## What this task involves
Starting with the first line below, extract each line through the one that contains "(turn) at (193.5,331.5);", inclusive, excluding pictures.
::::
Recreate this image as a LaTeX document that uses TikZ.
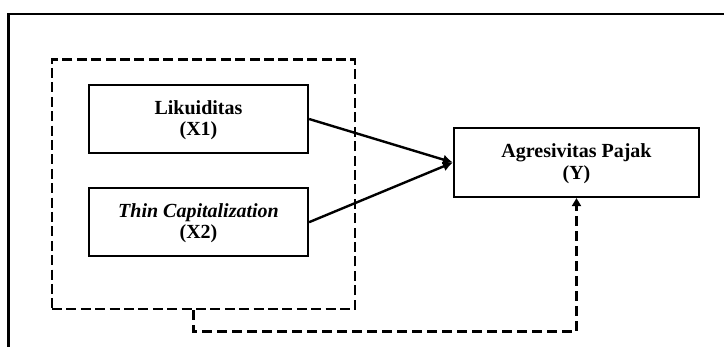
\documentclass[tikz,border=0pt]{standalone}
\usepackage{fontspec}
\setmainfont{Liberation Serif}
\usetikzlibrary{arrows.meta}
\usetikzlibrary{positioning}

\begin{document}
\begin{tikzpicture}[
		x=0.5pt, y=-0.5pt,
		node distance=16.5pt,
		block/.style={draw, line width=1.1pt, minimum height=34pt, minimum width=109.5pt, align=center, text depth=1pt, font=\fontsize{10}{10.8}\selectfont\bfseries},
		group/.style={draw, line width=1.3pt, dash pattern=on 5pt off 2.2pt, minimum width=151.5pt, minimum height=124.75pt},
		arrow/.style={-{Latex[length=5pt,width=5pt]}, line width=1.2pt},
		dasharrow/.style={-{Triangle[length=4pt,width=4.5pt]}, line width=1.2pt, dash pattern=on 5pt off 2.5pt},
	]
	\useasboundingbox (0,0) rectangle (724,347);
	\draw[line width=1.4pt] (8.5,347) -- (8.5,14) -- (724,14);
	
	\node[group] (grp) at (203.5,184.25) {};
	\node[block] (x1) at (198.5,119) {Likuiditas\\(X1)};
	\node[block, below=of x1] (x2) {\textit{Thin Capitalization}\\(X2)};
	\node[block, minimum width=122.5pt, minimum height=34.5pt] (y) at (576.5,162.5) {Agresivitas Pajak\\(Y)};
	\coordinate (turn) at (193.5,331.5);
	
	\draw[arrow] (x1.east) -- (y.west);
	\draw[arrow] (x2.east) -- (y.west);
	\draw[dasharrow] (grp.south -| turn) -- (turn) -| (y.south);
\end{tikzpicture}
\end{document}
::::
## Reply
Recreate this image as a LaTeX document that uses TikZ.
\documentclass[tikz,border=0pt]{standalone}
\usepackage{fontspec}
\setmainfont{Liberation Serif}
\usetikzlibrary{arrows.meta}
\usetikzlibrary{positioning}

\begin{document}
\begin{tikzpicture}[
		x=0.5pt, y=-0.5pt,
		node distance=16.5pt,
		block/.style={draw, line width=1.1pt, minimum height=34pt, minimum width=109.5pt, align=center, text depth=1pt, font=\fontsize{10}{10.8}\selectfont\bfseries},
		group/.style={draw, line width=1.3pt, dash pattern=on 5pt off 2.2pt, minimum width=151.5pt, minimum height=124.75pt},
		arrow/.style={-{Latex[length=5pt,width=5pt]}, line width=1.2pt},
		dasharrow/.style={-{Triangle[length=4pt,width=4.5pt]}, line width=1.2pt, dash pattern=on 5pt off 2.5pt},
	]
	\useasboundingbox (0,0) rectangle (724,347);
	\draw[line width=1.4pt] (8.5,347) -- (8.5,14) -- (724,14);
	
	\node[group] (grp) at (203.5,184.25) {};
	\node[block] (x1) at (198.5,119) {Likuiditas\\(X1)};
	\node[block, below=of x1] (x2) {\textit{Thin Capitalization}\\(X2)};
	\node[block, minimum width=122.5pt, minimum height=34.5pt] (y) at (576.5,162.5) {Agresivitas Pajak\\(Y)};
	\coordinate (turn) at (193.5,331.5);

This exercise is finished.